Copy exactly, and only, the lines between the line holding "Generate a component" and the line holding "import * as", inclusive; skip the pictures.

— BEGIN Input for this task —

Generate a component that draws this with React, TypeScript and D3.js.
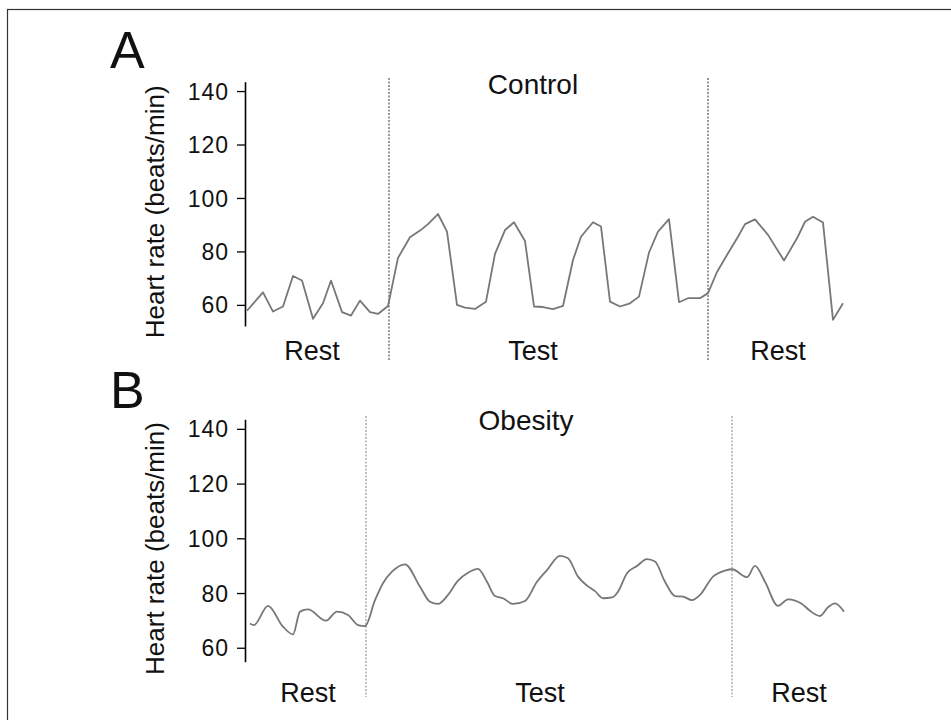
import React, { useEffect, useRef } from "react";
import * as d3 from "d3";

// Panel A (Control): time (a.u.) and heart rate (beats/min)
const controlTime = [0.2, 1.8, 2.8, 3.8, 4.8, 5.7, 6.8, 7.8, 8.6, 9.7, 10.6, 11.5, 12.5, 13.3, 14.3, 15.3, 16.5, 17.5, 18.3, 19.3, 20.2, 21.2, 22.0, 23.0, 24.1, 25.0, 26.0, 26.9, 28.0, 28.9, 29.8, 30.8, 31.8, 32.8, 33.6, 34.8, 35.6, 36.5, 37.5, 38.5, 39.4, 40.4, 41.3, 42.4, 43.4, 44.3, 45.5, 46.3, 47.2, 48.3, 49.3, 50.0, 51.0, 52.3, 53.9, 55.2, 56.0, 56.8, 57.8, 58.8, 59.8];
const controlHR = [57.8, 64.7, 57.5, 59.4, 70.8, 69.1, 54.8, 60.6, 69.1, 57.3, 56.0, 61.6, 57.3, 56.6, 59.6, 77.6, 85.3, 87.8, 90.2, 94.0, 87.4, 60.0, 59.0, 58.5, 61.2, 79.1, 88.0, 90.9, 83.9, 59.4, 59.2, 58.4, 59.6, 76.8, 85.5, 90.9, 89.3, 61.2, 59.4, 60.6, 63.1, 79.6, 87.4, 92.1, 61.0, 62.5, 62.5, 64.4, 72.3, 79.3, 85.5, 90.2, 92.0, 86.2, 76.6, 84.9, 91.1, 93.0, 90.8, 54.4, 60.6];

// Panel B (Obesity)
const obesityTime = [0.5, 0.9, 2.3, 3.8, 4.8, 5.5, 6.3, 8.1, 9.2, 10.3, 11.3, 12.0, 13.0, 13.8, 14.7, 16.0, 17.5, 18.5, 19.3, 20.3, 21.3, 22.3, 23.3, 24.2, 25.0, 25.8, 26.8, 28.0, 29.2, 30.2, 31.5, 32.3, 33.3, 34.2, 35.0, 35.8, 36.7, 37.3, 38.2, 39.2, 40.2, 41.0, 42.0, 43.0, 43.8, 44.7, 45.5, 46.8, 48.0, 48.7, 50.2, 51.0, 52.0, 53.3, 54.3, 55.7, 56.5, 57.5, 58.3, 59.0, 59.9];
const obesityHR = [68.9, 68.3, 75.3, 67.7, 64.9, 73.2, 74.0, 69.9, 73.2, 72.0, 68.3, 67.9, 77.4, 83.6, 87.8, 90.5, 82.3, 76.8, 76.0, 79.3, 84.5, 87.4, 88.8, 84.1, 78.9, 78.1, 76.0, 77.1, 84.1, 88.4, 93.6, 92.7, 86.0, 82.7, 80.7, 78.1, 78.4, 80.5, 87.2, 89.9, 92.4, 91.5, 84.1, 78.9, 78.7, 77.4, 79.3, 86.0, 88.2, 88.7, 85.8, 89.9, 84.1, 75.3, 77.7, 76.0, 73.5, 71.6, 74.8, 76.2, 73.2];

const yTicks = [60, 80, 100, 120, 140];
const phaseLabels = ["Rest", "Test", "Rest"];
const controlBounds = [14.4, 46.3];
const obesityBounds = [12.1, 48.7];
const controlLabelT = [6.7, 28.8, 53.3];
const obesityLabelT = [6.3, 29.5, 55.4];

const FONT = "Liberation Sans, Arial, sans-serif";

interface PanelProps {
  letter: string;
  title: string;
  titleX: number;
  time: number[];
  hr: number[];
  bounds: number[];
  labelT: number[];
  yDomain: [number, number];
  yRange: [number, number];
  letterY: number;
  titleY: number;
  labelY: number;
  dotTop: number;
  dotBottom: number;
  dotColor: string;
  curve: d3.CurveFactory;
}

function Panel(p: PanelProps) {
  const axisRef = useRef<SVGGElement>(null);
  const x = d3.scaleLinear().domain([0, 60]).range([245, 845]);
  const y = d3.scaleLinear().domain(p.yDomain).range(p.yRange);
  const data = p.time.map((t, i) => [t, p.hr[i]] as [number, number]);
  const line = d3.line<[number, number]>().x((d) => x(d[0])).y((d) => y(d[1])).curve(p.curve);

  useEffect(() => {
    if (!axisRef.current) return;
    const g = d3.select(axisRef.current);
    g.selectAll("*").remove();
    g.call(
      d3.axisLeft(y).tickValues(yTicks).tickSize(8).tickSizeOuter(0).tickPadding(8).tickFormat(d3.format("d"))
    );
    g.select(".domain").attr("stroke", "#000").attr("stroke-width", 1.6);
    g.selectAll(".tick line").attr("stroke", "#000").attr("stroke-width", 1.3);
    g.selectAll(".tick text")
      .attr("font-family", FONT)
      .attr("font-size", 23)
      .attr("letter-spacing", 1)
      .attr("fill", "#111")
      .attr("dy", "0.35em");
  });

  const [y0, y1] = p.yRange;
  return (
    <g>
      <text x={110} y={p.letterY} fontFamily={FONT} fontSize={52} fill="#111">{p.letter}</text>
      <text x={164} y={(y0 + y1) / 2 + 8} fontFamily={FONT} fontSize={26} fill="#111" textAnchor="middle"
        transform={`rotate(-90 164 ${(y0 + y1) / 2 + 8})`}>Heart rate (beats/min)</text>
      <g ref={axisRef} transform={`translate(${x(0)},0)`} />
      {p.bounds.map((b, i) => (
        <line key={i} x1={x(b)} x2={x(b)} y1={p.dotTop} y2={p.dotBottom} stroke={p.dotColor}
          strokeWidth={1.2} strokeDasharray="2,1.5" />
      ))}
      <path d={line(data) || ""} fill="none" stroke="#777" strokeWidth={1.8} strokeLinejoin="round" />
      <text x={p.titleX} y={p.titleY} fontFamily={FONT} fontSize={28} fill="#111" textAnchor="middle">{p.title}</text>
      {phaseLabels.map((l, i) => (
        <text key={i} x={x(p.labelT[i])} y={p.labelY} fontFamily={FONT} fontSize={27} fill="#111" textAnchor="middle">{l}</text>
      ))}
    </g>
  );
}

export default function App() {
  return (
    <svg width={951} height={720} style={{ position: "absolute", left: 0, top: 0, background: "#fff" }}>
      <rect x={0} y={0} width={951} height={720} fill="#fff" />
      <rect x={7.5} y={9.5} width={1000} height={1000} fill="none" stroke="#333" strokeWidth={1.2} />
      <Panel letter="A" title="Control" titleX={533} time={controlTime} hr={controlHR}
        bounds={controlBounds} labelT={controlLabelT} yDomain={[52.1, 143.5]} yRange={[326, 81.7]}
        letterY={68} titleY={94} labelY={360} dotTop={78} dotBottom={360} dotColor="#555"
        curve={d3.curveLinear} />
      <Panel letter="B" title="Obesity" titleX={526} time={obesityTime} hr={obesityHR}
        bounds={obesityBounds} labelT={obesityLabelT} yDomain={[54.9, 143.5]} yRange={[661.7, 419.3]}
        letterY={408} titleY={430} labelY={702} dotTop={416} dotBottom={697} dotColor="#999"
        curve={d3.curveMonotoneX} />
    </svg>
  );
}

— END Input for this task —
— BEGIN Input for this task —

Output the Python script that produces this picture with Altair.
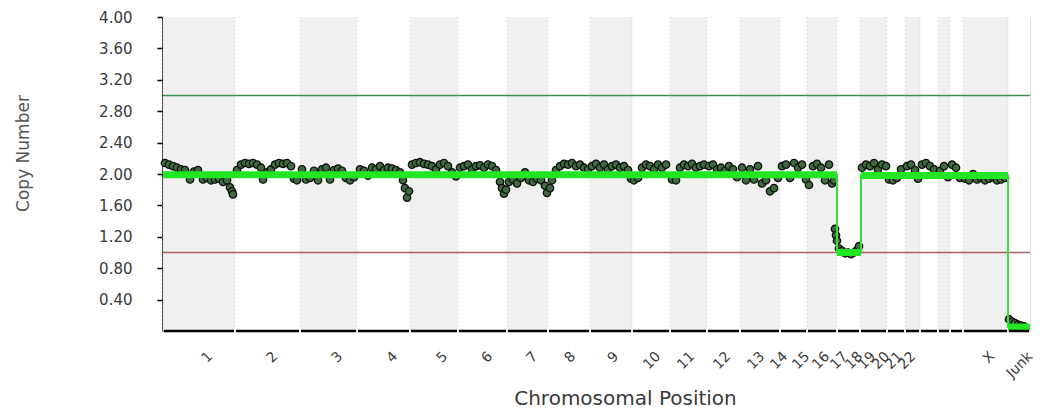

— END Input for this task —

Correct response:
Generate a component that draws this with React, TypeScript and D3.js.
import React, { useEffect, useRef } from "react";
import * as d3 from "d3";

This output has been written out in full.